Kontradiksi Hukum Syariah Ottoman dalam Merekrut Pasukan Janissari

By Muflika Nur Fuaddah, Minggu, 13 Oktober 2024 | 16:00 WIB
Pasukan Jannisari (Wikimedia Commons)

Menurut beberapa ahli sejarah, devshirme secara umum dan para Janissari secara khusus berperilaku hampir seperti ordo keagamaan, dengan tingkat korporatisme tinggi sehingga memberikan mereka hak-hak tertentu dan memperkuat ikatan di antara mereka.

Beberapa kesamaan aspek yang mereka punya di antaranya: hubungan bakti mereka dengan sultan, asal usul yang sama, menerima pendidikan yang sama, mempraktikkan adat istiadat tertentu secara suka rela (memelihara kumis), dan selibat.

Pada abad ke-15 dan ke-16, mereka menjadi pasukan tempur yang tangguh, ujung tombak kekaisaran yang mendominasi Mediterania dan maju melalui Eropa tengah hingga Wina, sehingga dapat dipahami betapa kuatnya mereka.

Sedemikian kuatnya sehingga, pada masa Selim I dan karena ketidakpuasan, mereka justru memberontak dan membakar Istanbul hingga membuat Sultan sendiri terkejut.

Paradoksnya, kemenangan mereka mendatangkan banyak kekayaan berupa gaji, penghargaan, dan harta rampasan, sehingga etoos disiplin mereka cenderung mengendur.

Saat itu mereka sudah berfungsi sebagai lobi yang mampu memeras sultan (yang memiliki Beylik atau pasukan Janissari sebagai pengawal pribadinya) , dan secara aktif berpartisipasi dalam segala jenis intrik politik.

Jumlah mereka cukup penting untuk memungkinkan hal itu. Tidak jelas berapa jumlahnya karena hal itu bergantung pada waktu, perang, dan klasifikasinya. Bahkan banyak orang yang bukan Janissari berpura-pura menjadi Janissari untuk mendapatkan keuntungan. 
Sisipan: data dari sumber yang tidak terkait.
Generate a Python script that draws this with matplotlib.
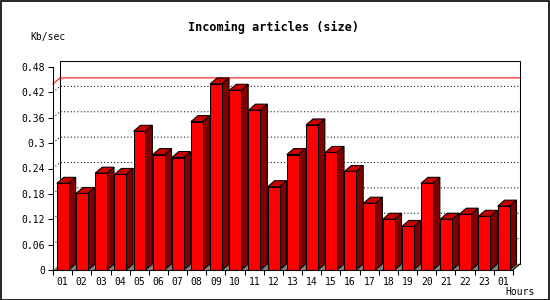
import matplotlib
matplotlib.use("Agg")
import matplotlib.pyplot as plt
from matplotlib.patches import Polygon, Rectangle
from matplotlib.ticker import FixedLocator, NullFormatter
import numpy as np

# incoming article volume per hour
hours = ['01', '02', '03', '04', '05', '06', '07', '08', '09', '10', '11', '12',
         '13', '14', '15', '16', '17', '18', '19', '20', '21', '22', '23', '01']
kbps = [0.205, 0.181, 0.229, 0.226, 0.328, 0.273, 0.266, 0.351, 0.440, 0.425, 0.378, 0.197,
        0.273, 0.343, 0.278, 0.233, 0.158, 0.120, 0.103, 0.205, 0.120, 0.132, 0.127, 0.151]
y_ticks = [0, 0.06, 0.12, 0.18, 0.24, 0.3, 0.36, 0.42, 0.48]

FRONT = '#ff0000'
TOP = '#c80000'
SIDE = '#800000'
FLOOR = '#808080'
MONO = 'DejaVu Sans Mono'

fig = plt.figure(figsize=(5.5, 3), dpi=100)
ax = fig.add_axes([53 / 550, 30 / 300, 460 / 550, 203 / 300])
n = len(kbps)
ymax = y_ticks[-1]
ax.set_xlim(0, n)
ax.set_ylim(0, ymax)

# depth offset of the fake 3d look (7px right, 6px up)
dx = 7 / (460 / n)
dy = 6 / (203 / ymax)

lw = 0.75
# back wall
ax.add_patch(Rectangle((dx, dy), n, ymax, facecolor='white', edgecolor='black', lw=lw,
                       clip_on=False, zorder=1))
# dotted grid on back wall
for v in y_ticks[1:-1]:
    ax.plot([0, dx, n + dx], [v, v + dy, v + dy], color='black', lw=lw,
            dashes=(1, 2.2), clip_on=False, zorder=2)
# max line
m = max(kbps)
ax.plot([0, dx, n + dx], [m, m + dy, m + dy], color='red', lw=lw, clip_on=False, zorder=2)
# floor
ax.add_patch(Polygon([(0, 0), (n, 0), (n + dx, dy), (dx, dy)], closed=True,
                     facecolor=FLOOR, edgecolor='none', clip_on=False, zorder=2))
ax.plot([n, n + dx], [0, dy], color='black', lw=lw, clip_on=False, zorder=6)

# bars
x0 = np.arange(n) + 0.2
w = 0.62
ax.bar(x0, kbps, width=w, align='edge', color=FRONT, edgecolor='black', lw=lw, zorder=4)
for x, v in zip(x0, kbps):
    xr = x + w
    ax.add_patch(Polygon([(xr, 0), (xr + dx, dy), (xr + dx, v + dy), (xr, v)], closed=True,
                         facecolor=SIDE, edgecolor='black', lw=lw, clip_on=False, zorder=3))
    ax.add_patch(Polygon([(x, v), (xr, v), (xr + dx, v + dy), (x + dx, v + dy)], closed=True,
                         facecolor=TOP, edgecolor='black', lw=lw, clip_on=False, zorder=3))

# axes and ticks
for s in ['top', 'right']:
    ax.spines[s].set_visible(False)
for s in ['left', 'bottom']:
    ax.spines[s].set_linewidth(lw)
    ax.spines[s].set_zorder(6)
ax.set_facecolor('none')
ax.set_yticks(y_ticks)
ax.set_yticklabels(['%g' % v for v in y_ticks], fontsize=7, family=MONO)
ax.xaxis.set_major_locator(FixedLocator(np.arange(n + 1)))
ax.xaxis.set_major_formatter(NullFormatter())
ax.set_xticks(np.arange(n) + 0.5, minor=True)
ax.set_xticklabels(hours, minor=True, fontsize=7, family=MONO)
ax.tick_params(axis='both', which='major', length=3.5, width=lw, direction='out')
ax.tick_params(axis='y', pad=2)
ax.tick_params(axis='x', which='minor', length=0, pad=5)

fig.text(273 / 550, 1 - 27 / 300, 'Incoming articles (size)', ha='center', va='center',
         fontsize=8.5, fontweight='bold', family=MONO)
fig.text(30 / 550, 1 - 37 / 300, 'Kb/sec', ha='left', va='center', fontsize=7, family=MONO)
fig.text(505 / 550, 1 - 292 / 300, 'Hours', ha='left', va='center', fontsize=7, family=MONO)

# image border
fig.add_artist(Rectangle((0.5 / 550, 0.5 / 300), 548.5 / 550, 298.5 / 300, transform=fig.transFigure,
                         fill=False, edgecolor='black', lw=1.2))

fig.savefig('out.png', dpi=100)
Sejarawan Turki saat ini memperkirakan bahwa sekitar dua ratus ribu anak-anak direkrut dalam devshirme. Salah satunya adalah Skanderberg, pahlawan Albania yang terkenal dengan julukan Vlad the Impaler.

Ketika Ottoman kehilangan kendali atas banyak wilayah dan mengalami kemunduran, sistem devshirme pun terganggu hingga perlu merekrut sukarelawan, termasuk dari kaum muslim yang sejak lahir harus bergabung dengan pasukan Janissari.

Bagaimanapun, menjadi anggota Janissari waktu itu masih menjadi tujuan yang didambakan karena prestise dan standar hidupnya. Namun pada tahun 1632 mereka mengorganisir pemberontakan terhadap Murad IV, membuktikan bahwa mereka setara dengan praetorian Romawi di Ottoman.

Pemberlakuan sumpah kesetiaan tidak menjadi penghalang dan intrik terus berlanjut, sehingga pada tahun 1648 devshirme perlahan runtuh.

Baca Juga: Muslihat 'Dwifungsi ABRI' ala Pasukan Militer Kekaisaran Ottoman

Devshirme sebenarnya masih tetap ada selama beberapa tahun kemudian, tetapi hanya merekrutn beberapa ratus anak dan Ahmed III menghapusnya secara definitif pada kuartal pertama abad ke-18.

Para Janissari tidak menghilang karena penghapusan ini; mereka tetap eksis, memperbarui jajaran mereka melalui sistem pewarisan jabatan dari ayah ke anak.

Namun hal ini memengaruhi efektivitas militer mereka dalam unit yang sudah usang, jadi mereka hanya menjadi masalah dan Mahmoud II membubarkannya pada tahun 1826.